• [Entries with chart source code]
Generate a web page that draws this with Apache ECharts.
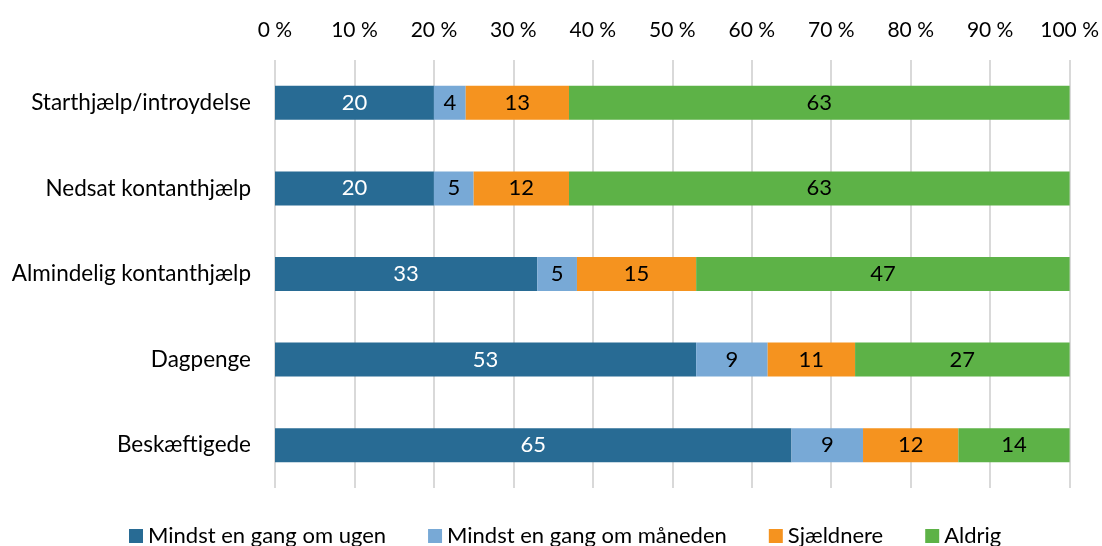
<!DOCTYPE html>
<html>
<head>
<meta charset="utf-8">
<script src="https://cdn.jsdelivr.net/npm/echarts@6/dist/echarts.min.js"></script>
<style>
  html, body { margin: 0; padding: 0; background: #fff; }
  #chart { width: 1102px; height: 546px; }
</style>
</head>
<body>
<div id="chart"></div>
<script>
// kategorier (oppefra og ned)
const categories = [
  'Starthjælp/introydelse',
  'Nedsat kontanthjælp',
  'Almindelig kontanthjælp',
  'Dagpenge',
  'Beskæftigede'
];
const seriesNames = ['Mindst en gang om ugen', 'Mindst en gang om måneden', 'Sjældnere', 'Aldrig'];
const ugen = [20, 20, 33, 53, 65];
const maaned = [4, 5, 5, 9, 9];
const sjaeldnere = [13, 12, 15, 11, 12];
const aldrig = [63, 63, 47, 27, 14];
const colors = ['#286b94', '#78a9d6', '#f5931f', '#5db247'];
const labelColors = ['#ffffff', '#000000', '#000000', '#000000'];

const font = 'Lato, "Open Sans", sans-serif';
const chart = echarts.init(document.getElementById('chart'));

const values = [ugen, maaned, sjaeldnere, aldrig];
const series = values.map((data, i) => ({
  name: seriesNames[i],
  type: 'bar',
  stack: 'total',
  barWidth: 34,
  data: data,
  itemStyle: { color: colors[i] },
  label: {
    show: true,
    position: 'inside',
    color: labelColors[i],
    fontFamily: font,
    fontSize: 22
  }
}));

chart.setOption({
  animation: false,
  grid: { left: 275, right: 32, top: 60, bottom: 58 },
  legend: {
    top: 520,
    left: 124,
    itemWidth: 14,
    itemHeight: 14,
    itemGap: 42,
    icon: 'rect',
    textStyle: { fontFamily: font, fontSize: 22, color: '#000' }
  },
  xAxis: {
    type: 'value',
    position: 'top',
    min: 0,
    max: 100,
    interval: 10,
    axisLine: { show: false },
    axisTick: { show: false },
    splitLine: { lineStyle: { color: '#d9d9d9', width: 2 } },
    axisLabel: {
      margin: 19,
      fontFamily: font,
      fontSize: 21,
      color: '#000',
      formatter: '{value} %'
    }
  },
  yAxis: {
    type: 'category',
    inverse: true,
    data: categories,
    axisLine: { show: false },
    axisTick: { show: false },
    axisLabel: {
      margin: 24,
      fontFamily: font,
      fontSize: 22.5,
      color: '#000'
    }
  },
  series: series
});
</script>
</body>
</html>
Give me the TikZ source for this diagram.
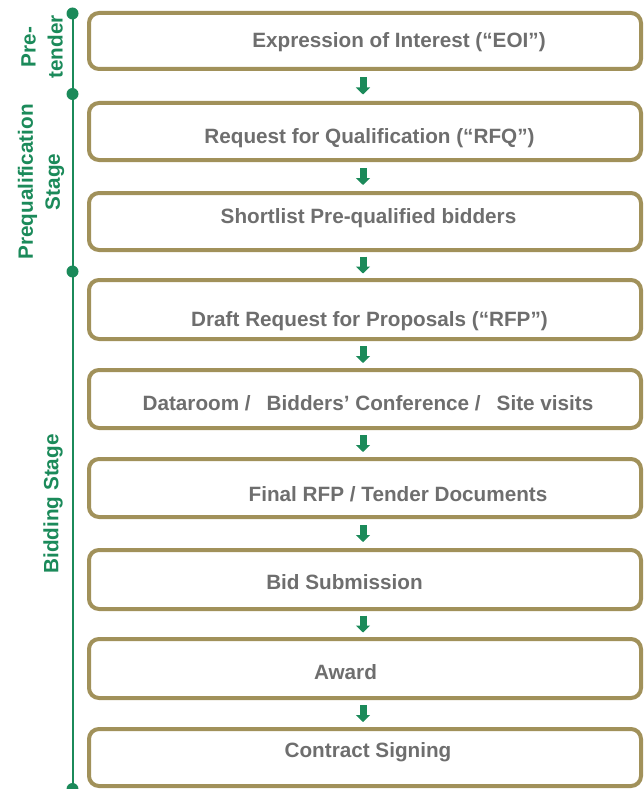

• [Work instructions] Write out all the entries exactly, except for the pictures.

• [Exercise result]
Generate a web page that draws this with Apache ECharts.
<!DOCTYPE html>
<html>
<head>
<meta charset="utf-8">
<script src="https://cdn.jsdelivr.net/npm/echarts@6/dist/echarts.min.js"></script>
<style>
  html, body { margin: 0; padding: 0; background: #fff; }
  #chart { width: 1102px; height: 546px; }
</style>
</head>
<body>
<div id="chart"></div>
<script>
// kategorier (oppefra og ned)
const categories = [
  'Starthjælp/introydelse',
  'Nedsat kontanthjælp',
  'Almindelig kontanthjælp',
  'Dagpenge',
  'Beskæftigede'
];
const seriesNames = ['Mindst en gang om ugen', 'Mindst en gang om måneden', 'Sjældnere', 'Aldrig'];
const ugen = [20, 20, 33, 53, 65];
const maaned = [4, 5, 5, 9, 9];
const sjaeldnere = [13, 12, 15, 11, 12];
const aldrig = [63, 63, 47, 27, 14];
const colors = ['#286b94', '#78a9d6', '#f5931f', '#5db247'];
const labelColors = ['#ffffff', '#000000', '#000000', '#000000'];

const font = 'Lato, "Open Sans", sans-serif';
const chart = echarts.init(document.getElementById('chart'));

const values = [ugen, maaned, sjaeldnere, aldrig];
const series = values.map((data, i) => ({
  name: seriesNames[i],
  type: 'bar',
  stack: 'total',
  barWidth: 34,
  data: data,
  itemStyle: { color: colors[i] },
  label: {
    show: true,
    position: 'inside',
    color: labelColors[i],
    fontFamily: font,
    fontSize: 22
  }
}));

chart.setOption({
  animation: false,
  grid: { left: 275, right: 32, top: 60, bottom: 58 },
  legend: {
    top: 520,
    left: 124,
    itemWidth: 14,
    itemHeight: 14,
    itemGap: 42,
    icon: 'rect',
    textStyle: { fontFamily: font, fontSize: 22, color: '#000' }
  },
  xAxis: {
    type: 'value',
    position: 'top',
    min: 0,
    max: 100,
    interval: 10,
    axisLine: { show: false },
    axisTick: { show: false },
    splitLine: { lineStyle: { color: '#d9d9d9', width: 2 } },
    axisLabel: {
      margin: 19,
      fontFamily: font,
      fontSize: 21,
      color: '#000',
      formatter: '{value} %'
    }
  },
  yAxis: {
    type: 'category',
    inverse: true,
    data: categories,
    axisLine: { show: false },
    axisTick: { show: false },
    axisLabel: {
      margin: 24,
      fontFamily: font,
      fontSize: 22.5,
      color: '#000'
    }
  },
  series: series
});
</script>
</body>
</html>
Give me the TikZ source for this diagram.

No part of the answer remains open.